There was a discussion that started yesterday in the B1G investigation post about whether or not PSU would be better off in a different conference, specifically the ACC. I dug up some numbers from this source to highlight the revenue discrepancies between the B1G and the ACC.
Based on the numbers in that article, on a per school basis and based on 12 teams in each conference (not counting Pitt and the Cuse yet), each ACC school receives about $13 million per year, and each B1G school receives $20-$24 million. The numbers at the table at the bottom of the article are a bit inconsistent with the text as the B1Gs numbers don't get that high in the table, but I've seen reported elsewhere that the B1G's numbers are north of $20 million. Regular readers of Frank the Tank's blog will note that he has calculated B1G revenues to be so far and away larger than anyone else's that they actually put Notre Dame third in it's own state in terms of TV revenue. I think a reasonable assumption is that a move to the ACC would be about a $10 million hit annually.
The Nittany Lion Club in its annual report cites an annual athletic budget of $107 million, of which $94 million goes to pay sport related expenses and the rest is used to fund new athletic facilities. This means a switch to the ACC would knock about a 10% hole in the budget, which is hardly insignificant. Football expenses are around $16 million, basketball expenses are a bit under $5 million combined men's and women's, and the rest of the sports are around $11 million.
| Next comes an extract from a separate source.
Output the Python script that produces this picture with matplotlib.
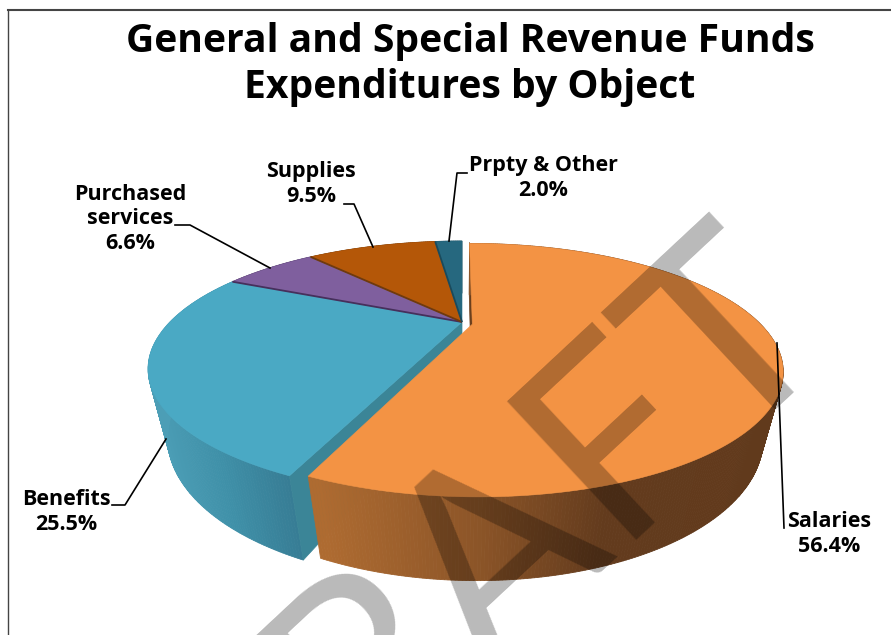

The rest of the money goes to things like facilities operations, scholarships, administration, academic support etc.
Now, it would be nice if that deficit could be made up with a little "belt tightening" but I don't think it's unreasonable to assume the PSU already operates as efficiently as it can. To make up a deficit like that requires either increased revenue or decreased costs. The simple options are:
1) Start using tuition and taxpayer dollars from the general fund on athletics. I really don't think that a school which is trying to re-emphasize its academic brand wants to go there.
2) Cut sports, or cut support for those sports such as scholarships, coaching salaries, or new facility construction.
3) Increase revenue. Now it would be nice to think that the ACC's contracts would go up and that the proposed ACC network would bring increased revenue, but this is a major business decision based on a whole lot of hope compared to the bird-in-hand B1G revenue base. The only concrete way to raise revenue would be to either increase donation levels or increase football ticket prices. Football revenues are around $49 million a year from ticket sales, and the NLC revenues are about $14 million. Making up the deficit through tickets requires a 20% increase in ticket revenue, or a 70% increase in NLC donation revenue, or some combination of the two.
So that's the framework under which Penn State athletics operates. My armchair athletic director opinion is that all three options are quite unpalatable just to feel more chummy in another conference, but hopefully this outline will help clarify some things for the sake of conversation.